7. Last not least soll auch der Spaß bei solche einem Projekt nicht zu kurz kommen. Insofern durften die Schüler/innen zu Beginn formulieren, was sie sich wünschten, um gerne an dem Projekt zu arbeiten. Dies wurde als „definition of fun“ am Scrumboard festgehalten. Die Schüler/innen wünschten sich, bei der Arbeit Musik hören zu dürfen sowie ihr Handy nutzen zu können, was ihnen gewährt wurde. Beides wurde in der Auswertung als sehr motivierend beurteilt.
8. Den Abschluss bildete der Projektabschluss mit Präsentation der Einzelthemen, der „Begutachtung des Endprodukts“, einer Evaluation des Projekts in Form eines Online-Fragebogens sowie einem gemeinsamen Ausklang mit Lebkuchen, Spekulatius und Mandarinen.

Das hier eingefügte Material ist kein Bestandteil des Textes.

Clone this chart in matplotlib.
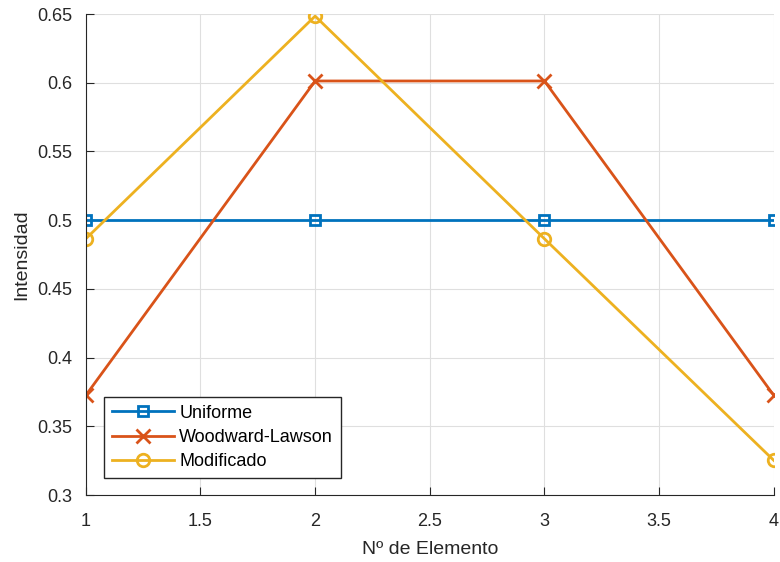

Insgesamt beurteilten die Schüler/innen das Projekt als großen Erfolg. Besonders positiv wurde das Einbringen eigener Ideen, die Teamarbeit sowie das selbstständige und abwechslungsreiche Arbeiten empfunden. Einige meldeten zurück, dass sie Aspekte des Projektmanagements für ihr weiteres Lernverhalten übernehmen wollen, so etwa, dass man sich zunächst einen Überblick über die anstehenden Aufgaben verschafft und diese dann nach Prioritäten ordnet.
Auch für mich als Lehrer war das Projekt sehr interessant, da die selbstorganisierte Arbeitsweise der Schüler/innen bedeutet, dass man sich deutlich zurücknehmen muss und Vertrauen in die Arbeitsweise der Schüler/innen haben muss. Als Lehrer fungierte ich hier nicht in der Rolle als Stoffvermittler, sondern primär als Arrangeur von Lernprozessen, Feedbackgeber und Lerncoach.
An dieser Stelle sei allen gedankt, die zum Gelingen des Projekts beigetragen haben. Ein besonderer Dank gilt Boris Rojs für sein außerordentliches Engagement. Herr Rojs betreut in der Siemens Professional Education (SPE) Karlsruhe als „Lernprozessbegleiter“ duale Studierenden in agilen Projekten, sowie Katrin Moor, die sich in der SPE mit Bildungsprojekten beschäftigt.
Ein herzliches Dank gilt auch Arlene Heimpel von der Sparkasse Kraichgau, die den Schülern die Broschüren „Basiswissen Börse“ zur Verfügung gestellt hat, die als Inspirationsquelle für die Aufgabenfindung dienen konnten. Frau Heimpel fungiert darüber hinaus als Vermittlerin und Ansprechpartnerin für das Planspiel Börse.